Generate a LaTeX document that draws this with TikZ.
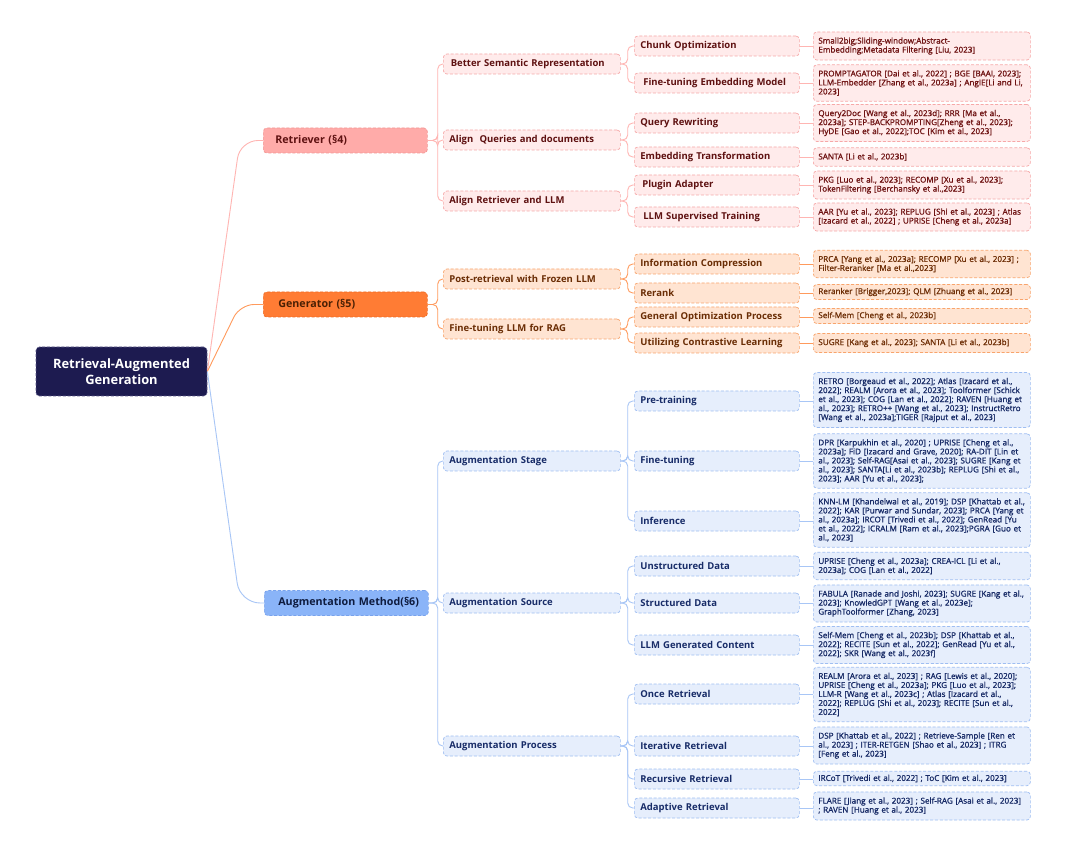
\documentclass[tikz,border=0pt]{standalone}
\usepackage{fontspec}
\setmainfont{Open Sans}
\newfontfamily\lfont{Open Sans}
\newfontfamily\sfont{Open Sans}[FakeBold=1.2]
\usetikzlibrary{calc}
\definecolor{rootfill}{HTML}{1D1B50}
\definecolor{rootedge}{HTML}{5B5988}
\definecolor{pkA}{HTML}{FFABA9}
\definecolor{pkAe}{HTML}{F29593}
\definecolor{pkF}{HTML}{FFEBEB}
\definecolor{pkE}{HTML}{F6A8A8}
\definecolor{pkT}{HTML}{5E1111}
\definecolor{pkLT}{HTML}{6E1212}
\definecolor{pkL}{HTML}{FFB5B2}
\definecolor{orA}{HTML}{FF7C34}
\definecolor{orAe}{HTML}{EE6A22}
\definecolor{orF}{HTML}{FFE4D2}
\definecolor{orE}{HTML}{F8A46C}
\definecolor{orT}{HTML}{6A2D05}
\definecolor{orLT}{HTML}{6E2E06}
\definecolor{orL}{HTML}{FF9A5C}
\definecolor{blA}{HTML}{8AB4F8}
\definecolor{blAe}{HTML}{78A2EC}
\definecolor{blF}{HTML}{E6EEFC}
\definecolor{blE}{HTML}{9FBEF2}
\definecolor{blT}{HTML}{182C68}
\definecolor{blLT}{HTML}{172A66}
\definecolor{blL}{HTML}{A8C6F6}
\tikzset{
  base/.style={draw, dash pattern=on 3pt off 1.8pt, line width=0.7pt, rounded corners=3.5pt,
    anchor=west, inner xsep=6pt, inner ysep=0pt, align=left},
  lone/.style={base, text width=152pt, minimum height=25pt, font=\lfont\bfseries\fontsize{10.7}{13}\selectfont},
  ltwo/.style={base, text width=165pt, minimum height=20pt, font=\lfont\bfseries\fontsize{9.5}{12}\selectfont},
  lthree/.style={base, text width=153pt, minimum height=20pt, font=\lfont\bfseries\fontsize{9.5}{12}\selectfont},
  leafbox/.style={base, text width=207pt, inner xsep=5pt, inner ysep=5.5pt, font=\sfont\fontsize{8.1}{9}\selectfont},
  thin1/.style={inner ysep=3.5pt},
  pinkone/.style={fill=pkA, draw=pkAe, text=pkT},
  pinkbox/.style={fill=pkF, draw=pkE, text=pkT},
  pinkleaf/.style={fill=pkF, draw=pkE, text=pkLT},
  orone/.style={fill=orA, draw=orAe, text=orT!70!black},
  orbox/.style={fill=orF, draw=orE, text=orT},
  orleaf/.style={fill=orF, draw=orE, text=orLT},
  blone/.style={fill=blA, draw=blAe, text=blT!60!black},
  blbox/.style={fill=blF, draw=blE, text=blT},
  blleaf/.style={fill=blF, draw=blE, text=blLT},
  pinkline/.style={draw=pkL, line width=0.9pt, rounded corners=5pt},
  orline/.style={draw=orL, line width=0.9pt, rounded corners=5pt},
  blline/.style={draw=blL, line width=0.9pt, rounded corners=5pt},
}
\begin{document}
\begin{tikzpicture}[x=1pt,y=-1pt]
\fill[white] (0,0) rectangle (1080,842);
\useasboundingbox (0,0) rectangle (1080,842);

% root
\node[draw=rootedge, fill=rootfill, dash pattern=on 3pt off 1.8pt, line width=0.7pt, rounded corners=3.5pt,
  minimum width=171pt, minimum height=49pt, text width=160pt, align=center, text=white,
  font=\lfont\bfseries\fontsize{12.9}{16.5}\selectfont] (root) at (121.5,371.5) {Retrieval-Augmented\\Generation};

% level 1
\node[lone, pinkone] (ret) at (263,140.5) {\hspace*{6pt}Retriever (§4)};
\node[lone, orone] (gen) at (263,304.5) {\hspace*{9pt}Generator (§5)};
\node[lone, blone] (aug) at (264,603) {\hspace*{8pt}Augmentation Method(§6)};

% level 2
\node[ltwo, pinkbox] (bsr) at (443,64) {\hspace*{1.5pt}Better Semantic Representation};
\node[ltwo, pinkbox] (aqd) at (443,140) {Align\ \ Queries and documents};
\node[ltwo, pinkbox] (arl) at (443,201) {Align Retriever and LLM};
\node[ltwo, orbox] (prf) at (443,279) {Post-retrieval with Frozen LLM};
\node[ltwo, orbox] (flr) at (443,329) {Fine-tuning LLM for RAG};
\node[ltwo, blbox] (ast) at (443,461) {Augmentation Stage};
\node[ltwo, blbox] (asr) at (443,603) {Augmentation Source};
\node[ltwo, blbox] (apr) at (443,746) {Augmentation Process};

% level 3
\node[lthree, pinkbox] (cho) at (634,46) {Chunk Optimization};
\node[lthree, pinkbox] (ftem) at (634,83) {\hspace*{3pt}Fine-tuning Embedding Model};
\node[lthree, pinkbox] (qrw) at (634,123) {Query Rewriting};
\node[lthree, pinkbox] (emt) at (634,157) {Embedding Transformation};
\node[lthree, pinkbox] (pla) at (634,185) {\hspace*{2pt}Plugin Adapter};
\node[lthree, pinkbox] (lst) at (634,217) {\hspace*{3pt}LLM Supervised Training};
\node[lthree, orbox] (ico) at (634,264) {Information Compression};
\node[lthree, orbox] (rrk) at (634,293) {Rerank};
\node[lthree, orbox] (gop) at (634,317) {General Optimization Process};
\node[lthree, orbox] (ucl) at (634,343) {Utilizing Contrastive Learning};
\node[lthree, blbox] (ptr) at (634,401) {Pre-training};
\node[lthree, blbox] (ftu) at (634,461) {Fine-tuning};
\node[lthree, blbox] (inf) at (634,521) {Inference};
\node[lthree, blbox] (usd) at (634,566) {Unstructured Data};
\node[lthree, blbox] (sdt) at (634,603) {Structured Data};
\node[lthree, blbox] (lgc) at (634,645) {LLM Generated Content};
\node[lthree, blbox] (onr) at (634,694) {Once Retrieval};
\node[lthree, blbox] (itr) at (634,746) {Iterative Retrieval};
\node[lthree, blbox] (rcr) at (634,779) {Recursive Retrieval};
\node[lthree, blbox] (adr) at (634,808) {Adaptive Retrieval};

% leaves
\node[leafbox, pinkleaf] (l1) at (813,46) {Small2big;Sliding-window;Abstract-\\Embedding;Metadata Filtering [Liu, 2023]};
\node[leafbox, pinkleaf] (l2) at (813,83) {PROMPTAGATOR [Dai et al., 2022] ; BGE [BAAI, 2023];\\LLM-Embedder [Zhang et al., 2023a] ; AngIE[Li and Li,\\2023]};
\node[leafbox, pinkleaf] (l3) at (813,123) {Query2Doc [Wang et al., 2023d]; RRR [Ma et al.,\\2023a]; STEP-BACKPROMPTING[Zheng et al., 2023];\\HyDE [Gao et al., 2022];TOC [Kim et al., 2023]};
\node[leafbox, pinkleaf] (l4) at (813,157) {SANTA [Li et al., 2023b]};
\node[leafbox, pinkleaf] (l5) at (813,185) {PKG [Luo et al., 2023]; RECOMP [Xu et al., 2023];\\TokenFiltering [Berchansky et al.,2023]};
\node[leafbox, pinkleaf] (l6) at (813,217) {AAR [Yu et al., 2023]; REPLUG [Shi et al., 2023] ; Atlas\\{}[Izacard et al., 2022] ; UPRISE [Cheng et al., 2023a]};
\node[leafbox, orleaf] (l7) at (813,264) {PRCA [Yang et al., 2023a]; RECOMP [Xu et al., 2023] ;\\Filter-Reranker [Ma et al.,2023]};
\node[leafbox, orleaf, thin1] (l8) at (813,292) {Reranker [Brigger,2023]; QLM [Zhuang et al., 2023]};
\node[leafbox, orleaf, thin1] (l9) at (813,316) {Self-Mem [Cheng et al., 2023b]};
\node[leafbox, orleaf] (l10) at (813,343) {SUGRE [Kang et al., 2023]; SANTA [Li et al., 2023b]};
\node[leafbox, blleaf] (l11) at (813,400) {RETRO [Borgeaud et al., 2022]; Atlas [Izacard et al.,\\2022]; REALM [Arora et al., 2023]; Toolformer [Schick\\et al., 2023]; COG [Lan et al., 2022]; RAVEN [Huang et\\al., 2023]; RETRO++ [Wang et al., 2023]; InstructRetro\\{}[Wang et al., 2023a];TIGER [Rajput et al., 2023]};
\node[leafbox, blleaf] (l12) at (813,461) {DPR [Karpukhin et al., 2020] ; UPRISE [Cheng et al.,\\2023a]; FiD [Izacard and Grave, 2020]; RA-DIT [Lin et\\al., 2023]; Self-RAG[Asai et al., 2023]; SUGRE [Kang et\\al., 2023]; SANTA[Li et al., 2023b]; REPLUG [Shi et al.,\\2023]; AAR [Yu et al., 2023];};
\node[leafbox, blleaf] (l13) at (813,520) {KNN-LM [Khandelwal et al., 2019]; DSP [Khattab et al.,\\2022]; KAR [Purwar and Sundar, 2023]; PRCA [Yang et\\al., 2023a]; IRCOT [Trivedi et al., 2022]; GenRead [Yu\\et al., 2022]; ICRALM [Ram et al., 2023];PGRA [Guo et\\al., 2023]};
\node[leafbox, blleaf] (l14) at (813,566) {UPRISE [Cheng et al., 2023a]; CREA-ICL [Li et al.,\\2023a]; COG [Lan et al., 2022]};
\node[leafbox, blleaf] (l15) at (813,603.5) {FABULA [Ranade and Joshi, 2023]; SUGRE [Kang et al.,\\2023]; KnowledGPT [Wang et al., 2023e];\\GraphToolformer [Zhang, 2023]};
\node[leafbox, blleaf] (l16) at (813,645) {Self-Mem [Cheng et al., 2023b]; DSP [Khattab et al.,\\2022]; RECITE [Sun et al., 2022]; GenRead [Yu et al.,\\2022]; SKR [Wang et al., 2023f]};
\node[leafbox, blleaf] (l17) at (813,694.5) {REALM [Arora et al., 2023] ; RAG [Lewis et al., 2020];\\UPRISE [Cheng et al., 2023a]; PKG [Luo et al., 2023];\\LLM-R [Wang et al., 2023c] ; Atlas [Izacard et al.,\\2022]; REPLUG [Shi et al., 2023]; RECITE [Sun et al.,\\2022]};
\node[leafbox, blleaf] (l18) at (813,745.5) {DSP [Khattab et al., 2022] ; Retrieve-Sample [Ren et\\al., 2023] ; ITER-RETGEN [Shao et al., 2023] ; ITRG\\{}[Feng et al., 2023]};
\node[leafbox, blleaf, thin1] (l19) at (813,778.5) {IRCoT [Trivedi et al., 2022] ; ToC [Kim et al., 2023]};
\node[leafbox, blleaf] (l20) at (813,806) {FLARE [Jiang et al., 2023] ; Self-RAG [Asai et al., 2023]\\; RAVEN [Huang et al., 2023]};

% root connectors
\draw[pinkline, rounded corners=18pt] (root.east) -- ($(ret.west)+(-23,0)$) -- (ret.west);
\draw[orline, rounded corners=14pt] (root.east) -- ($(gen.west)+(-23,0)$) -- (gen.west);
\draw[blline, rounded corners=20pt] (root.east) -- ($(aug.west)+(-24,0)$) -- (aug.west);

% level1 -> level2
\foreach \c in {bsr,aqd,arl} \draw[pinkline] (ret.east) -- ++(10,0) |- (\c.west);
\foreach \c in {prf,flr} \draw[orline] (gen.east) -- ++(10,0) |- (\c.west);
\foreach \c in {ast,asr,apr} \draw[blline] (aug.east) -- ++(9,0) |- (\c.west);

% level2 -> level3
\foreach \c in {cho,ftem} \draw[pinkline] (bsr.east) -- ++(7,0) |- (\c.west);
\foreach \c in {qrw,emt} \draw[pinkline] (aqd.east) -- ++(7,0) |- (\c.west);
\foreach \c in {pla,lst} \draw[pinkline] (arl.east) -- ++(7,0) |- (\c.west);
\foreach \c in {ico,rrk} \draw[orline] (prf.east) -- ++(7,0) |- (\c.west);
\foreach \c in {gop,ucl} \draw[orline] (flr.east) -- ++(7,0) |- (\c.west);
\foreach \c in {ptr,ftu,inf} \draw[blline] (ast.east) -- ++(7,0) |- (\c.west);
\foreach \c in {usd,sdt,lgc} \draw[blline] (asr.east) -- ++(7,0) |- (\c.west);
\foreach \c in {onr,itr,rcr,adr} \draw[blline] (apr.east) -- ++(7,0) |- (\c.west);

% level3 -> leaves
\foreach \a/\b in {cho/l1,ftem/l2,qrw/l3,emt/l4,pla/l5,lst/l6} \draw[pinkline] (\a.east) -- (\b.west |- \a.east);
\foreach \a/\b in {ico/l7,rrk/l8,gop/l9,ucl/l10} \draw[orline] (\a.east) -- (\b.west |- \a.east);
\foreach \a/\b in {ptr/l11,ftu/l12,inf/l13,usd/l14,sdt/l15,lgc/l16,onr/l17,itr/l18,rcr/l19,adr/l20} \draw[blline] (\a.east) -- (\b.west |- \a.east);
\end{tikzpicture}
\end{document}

● Task prompt
From the listing above, pick out every line containing "with".

● Response
Generate a LaTeX document that draws this with TikZ.
\node[ltwo, orbox] (prf) at (443,279) {Post-retrieval with Frozen LLM};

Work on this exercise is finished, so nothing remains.